Archive/File: people/i/irving.david/libel.suit/judgment-13.05
Last-Modified: 2000/04/11

13.113 Some time was spent during the evidence viewing a video of a
meeting in Halle on 9 November 1991, which was attended by Irving at the
invitation of Ursula Worch (see paragraph 10.12 above). Irving complains
that the film has been edited and re-edited so as to present him in a
prejudicial light. I do not accept that the effect of the editing
materially distorts the nature of the meeting. Irving can be seen
watching assorted groups, many of them in uniform, march towards the
meeting place. Irving is shown on the platform when he was introduced to
the crowd. He then addressed the meeting. There is nothing objectionable
in what he is recorded as having said. He can be seen shaking his head
in disapproval when Nazi slogans such as "Sieg Heil" are chanted. He
spoke in the early afternoon and claimed in his evidence that he left
soon afterwards. His diary, however, records him as having left at 5pm.
I believe that he remained at the meeting for longer than he was
prepared to admit. The significance of the video of the Halle meeting,
in my judgment, is that it evidences Irving's willingness to participate
in a meeting at which a motley collection of militant neo-Nazis were
also present.

13.114 The evidence supports the claim that Irving has associated with
several extreme right-wing organisations in the US. He has a close and
longstanding relationship with the Institute of Historical Review (see
paragraph 10.23 above). It is an avowedly revisionist organisation whose
membership undoubtedly includes many from the extreme right wing. Irving
agreed that the membership of the IHR includes "cracked anti-semites".
The evidence indicates that Irving is also associated with the National
Alliance. I accept the Defendants' case as set out in paragraph 10.24
above. In my view Irving cannot fail to have become aware that the
National Alliance is a neo-Nazi and anti-semitic organisation. The
regularity of Irving's contacts with the National Alliance and its
officers confirms Irving's sympathetic attitude towards an organisation
whose tenets would be abhorrent to most people.

Right-wing individuals

13.115 I am satisfied that Irving has associated to a significant extent
with the following individuals: Frey, Deckert, Althans, Philip, the
Worches, Christophersen, Staglich, Rami, Varela, Zundel, Remer, Weckert
and Faurisson. They are described in paragraphs 10.8 to 10.25 above.
They are all right-wing extremists. I have no doubt that most, if not
all of them, are neo-Nazis who deny the Holocaust and who are racist and
anti-semitic. I also have no doubt that Irving was aware of their
political views. His association with such individuals indicates in my
judgement that Irving shares many of their political beliefs.

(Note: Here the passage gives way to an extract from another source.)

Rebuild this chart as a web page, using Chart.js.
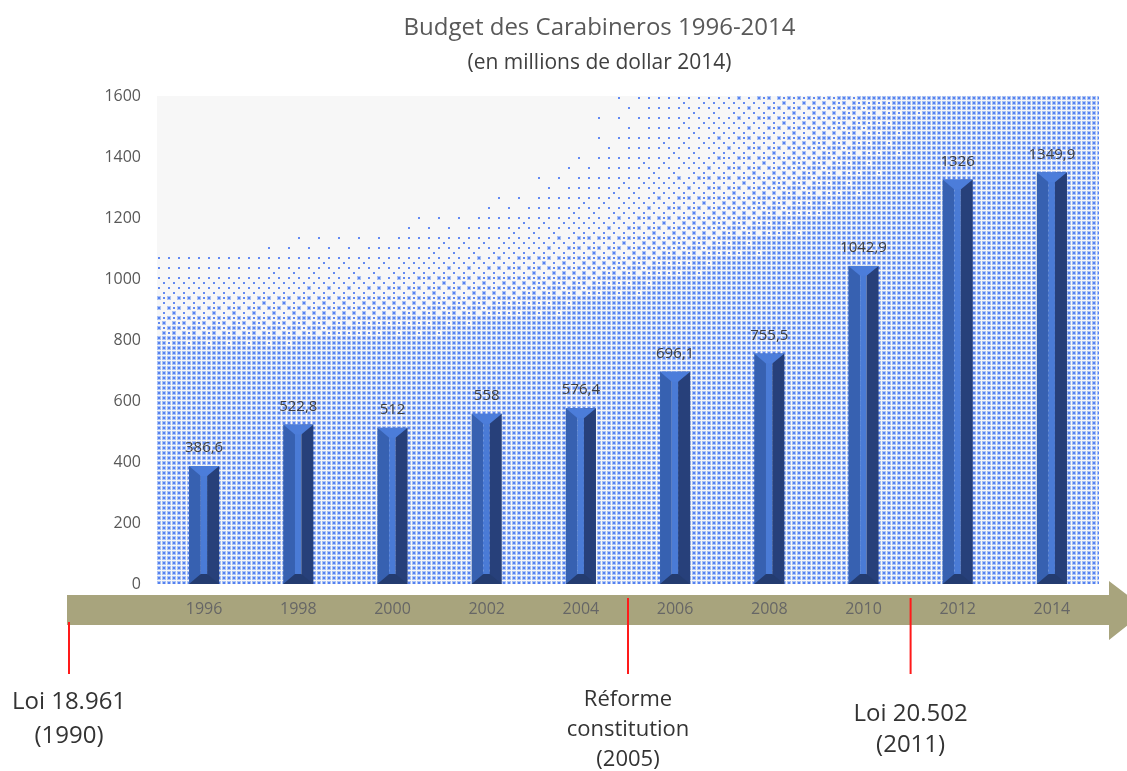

Irving's accounts of the bombing of Dresden

13.116 The immediate question is whether the Defendants have justified
their criticisms of Irving's account, principally in The Destruction of
Dresden, of the circumstances and consequences of the Allied bombing
raid on Dresden on the nights of 13 and 14 February 1945. The principal
allegation is that Irving relied on forged evidence. But the Defendants
also accuse him of misrepresentation, falsification, suppression of the
evidence and twisting the facts for his own purposes (see paragraph 11.5
above).

Irving's reliance on the forged Tagesbefehl No. 47

13.117 The forged evidence on which Irving is said to have relied is
Tagesbefehl (Order of the day) No 47 ("TB47"). The majority of the
Defendants' criticisms relate to or are connected with the way in which
Irving dealt with this document.

13.118 I have set out in detail in paragraphs 11.9 to 11.40 above the
history of the forged TB47 and the parties' respective arguments about
Irving's reliance on it. In my judgment there are serious criticisms to
be made of Irving's use of this document. In the first place Irving knew
all along that there were powerful reasons for doubting the genuineness
of the purported TB47. It had been denounced by Seydewitz as fraudulent.
Indeed Irving himself was aware that Goebbels had been seeking to take
propagandist advantage of the raid by making exaggerated claims as to
the number of deaths. Irving in1963 described the so-called TB47 as
"spurious" (although I accept that at that date he had not seen a copy).
When he did receive a copy, he was warned by Lange, the Dresden
archivist, that it was a patent forgery. I accept the evidence of Evans,
which I have summarised at paragraph 11.18 above, that there were
features within the document itself which cast doubt on its bona fides.
Irving therefore had every reason to be suspicious about the claim that
the death toll might ultimately be 250,000.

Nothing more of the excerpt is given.